1609. Even Odd Tree A binary tree is named Even-Odd if it meets the following conditions:
The root of the binary tree is at level index 0, its children are at level index 1, their children are at level index 2, etc.
For every even-indexed level, all nodes at the level have odd integer values in strictly increasing order (from left to right).
For every odd-indexed level, all nodes at the level have even integer values in strictly decreasing order (from left to right).
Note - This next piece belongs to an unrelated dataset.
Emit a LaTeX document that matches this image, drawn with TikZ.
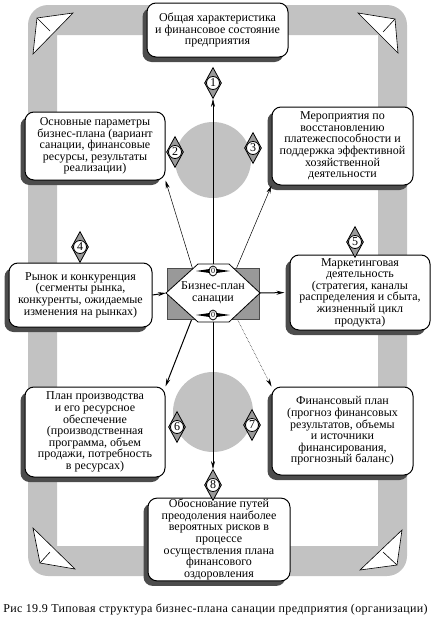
\documentclass[tikz,border=0pt]{standalone}
\usepackage{fontspec}
\setmainfont{Liberation Serif}
\newfontfamily\capfont[LetterSpace=3]{Liberation Serif}
\usepackage{xcolor}
\usetikzlibrary{positioning,shapes.geometric,shadows,arrows.meta}

\definecolor{bandgray}{gray}{0.76}
\definecolor{boxshade}{gray}{0.3}
\definecolor{rectgray}{gray}{0.6}

\begin{document}
\begin{tikzpicture}[x=1pt,y=-1pt,
        block/.style={rectangle, draw, line width=1pt, fill=white, rounded corners=9pt, align=center, inner sep=1pt,
            font=\fontsize{12}{11.6}\selectfont,
            drop shadow={shadow xshift=-4.5pt, shadow yshift=-5pt, fill=boxshade, opacity=1}},
        numdiamond/.style={diamond, draw, line width=0.8pt, fill=rectgray, inner sep=0pt, minimum width=17pt, minimum height=31pt},
        numcircle/.style={circle, draw, line width=0.8pt, fill=white, inner sep=0pt, minimum size=13pt, font=\fontsize{12}{12}\selectfont},
        linkicon/.style={ellipse, draw, line width=0.8pt, fill=white, inner sep=0pt, minimum width=8pt, minimum height=10pt, font=\fontsize{8}{8}\selectfont},
        plane/.style={draw, line width=0.6pt, fill=white},
        arrow/.style={->,>={Stealth[length=8pt,width=4pt]}}
    ]
        \useasboundingbox (0,0) rectangle (431,621);

        % frame and backdrop
        \fill[bandgray, even odd rule] [rounded corners=20pt] (28,5) rectangle (407,576) [sharp corners] (57,35) rectangle (378,546);
        \fill[bandgray] (213,160) circle (38);
        \fill[bandgray] (213,412) circle (40);

        \draw[plane] (37,18) -- (73,13) -- (33,54) -- cycle;
        \draw[line width=0.6pt] (37,18) -- (50,31);
        \draw[plane] (395,19) -- (358,13) -- (398,53) -- cycle;
        \draw[line width=0.6pt] (395,19) -- (383,32);
        \draw[plane] (33,528) -- (75,569) -- (40,563) -- cycle;
        \draw[line width=0.6pt] (40,563) -- (50,552);
        \draw[plane] (402,530) -- (360,570) -- (397,565) -- cycle;
        \draw[line width=0.6pt] (397,565) -- (383,552);

        % blocks
        \node[block, minimum width=141pt, minimum height=54pt] (general) at (217.5,30) {Общая характеристика\\и финансовое состояние\\предприятия};
        \node[block, minimum width=140pt, minimum height=68pt] (params) at (95,146) {Основные параметры\\бизнес-плана (вариант\\санации, финансовые\\ресурсы, результаты\\реализации)};
        \node[block, minimum width=141pt, minimum height=78pt] (measures) at (342.5,146) {Мероприятия по\\восстановлению\\платежеспособности и\\поддержка эффективной\\хозяйственной\\деятельности};
        \node[block, minimum width=143pt, minimum height=64pt] (market) at (80.5,295) {Рынок и конкуренция\\(сегменты рынка,\\конкуренты, ожидаемые\\изменения на рынках)};
        \node[block, minimum width=140pt, minimum height=75pt] (marketing) at (360,292.5) {Маркетинговая\\деятельность\\(стратегия, каналы\\распределения и сбыта,\\жизненный цикл\\продукта)};
        \node[block, minimum width=140pt, minimum height=90pt] (production) at (95,432) {План производства\\и его ресурсное\\обеспечение\\(производственная\\программа, объем\\продажи, потребность\\в ресурсах)};
        \node[block, minimum width=141pt, minimum height=88pt] (finplan) at (342.5,431) {Финансовый план\\(прогноз финансовых\\результатов, объемы\\и источники\\финансирования,\\прогнозный баланс)};
        \node[block, minimum width=142pt, minimum height=75pt] (risks) at (219,539.5) {Обоснование путей\\преодоления наиболее\\вероятных рисков в\\процессе\\осуществления плана\\финансового\\оздоровления};

        % numbered markers
        \node[numdiamond] (d1) at (213,83) {};  \node[numcircle] (n1) at (d1) {1};
        \node[numdiamond] (d2) at (175,152) {}; \node[numcircle] (n2) at (d2) {2};
        \node[numdiamond] (d3) at (253,148) {}; \node[numcircle] (n3) at (d3) {3};
        \node[numdiamond] (d4) at (80,247) {};  \node[numcircle] (n4) at (d4) {4};
        \node[numdiamond] (d5) at (355,242) {}; \node[numcircle] (n5) at (d5) {5};
        \node[numdiamond] (d6) at (177,427) {}; \node[numcircle] (n6) at (d6) {6};
        \node[numdiamond] (d7) at (252,425) {}; \node[numcircle] (n7) at (d7) {7};
        \node[numdiamond] (d8) at (213,485) {}; \node[numcircle] (n8) at (d8) {8};

        % connectors
        \coordinate (c) at (213,293);
        \coordinate (hl) at (166,293);
        \coordinate (hr) at (260,293);
        \draw[arrow, line width=0.6pt] (c) -- (d1.south);
        \draw[arrow, line width=0.6pt] (c) -- (d8.north);
        \draw[arrow, line width=0.5pt] ([xshift=-13pt]c) -- (params.south east);
        \draw[arrow, line width=0.5pt] ([xshift=13pt]c) -- (measures.south west);
        \draw[arrow, line width=1pt] ([xshift=-11pt]c) -- (production.north east);
        \draw[arrow, line width=0.5pt, densely dotted] ([xshift=11pt]c) -- (finplan.north west);

        % centre
        \draw[fill=rectgray, draw=boxshade, line width=0.8pt] (167,268) rectangle (259,319);
        \draw[fill=white, line width=0.8pt] (hl) -- (198,264) -- (229,264) -- (hr) -- (229,322) -- (198,322) -- cycle;
        \fill (196,271) -- (213,268.5) -- (230,271) -- (213,273.5) -- cycle;
        \fill (196,315) -- (213,312.5) -- (230,315) -- (213,317.5) -- cycle;
        \node[linkicon] (top link) at (213,271) {0};
        \node[linkicon] (bottom link) at (213,315) {0};
        \node[align=center, font=\fontsize{12}{11.6}\selectfont] (plan) at (c) {Бизнес-план\\санации};

        \draw[arrow, line width=1pt] (market.east) -- (hl);
        \draw[arrow, line width=1pt, shorten >=5pt] (hr) -- (marketing.west);

        \node[font=\capfont\fontsize{12}{12}\selectfont] (caption) at (215.5,609) {Рис 19.9 Типовая структура бизнес-плана санации предприятия (организации)};
    \end{tikzpicture}
\end{document}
Given the root of a binary tree, return true if the binary tree is Even-Odd, otherwise return false.
Solution - BFS
- Check each level independently.
def isEvenOddTree(self, root):
"""
:type root: TreeNode
:rtype: bool
"""
queue = [(root, 0)]
while queue:
lvl = queue[0][1]
pre = 0
while queue and queue[0][1] == lvl:
curr = queue.pop(0)[0]
if not curr:
continue
if lvl % 2 == 0:
if curr.val % 2 == 0:
return False
if pre != 0 and pre >= curr.val:
return False
if lvl % 2 == 1:
if curr.val % 2 == 1:
return False
if pre != 0 and pre <= curr.val:
return False
# print(curr.val, lvl)
pre = curr.val
queue.append((curr.left, lvl+1))
queue.append((curr.right, lvl + 1))
return True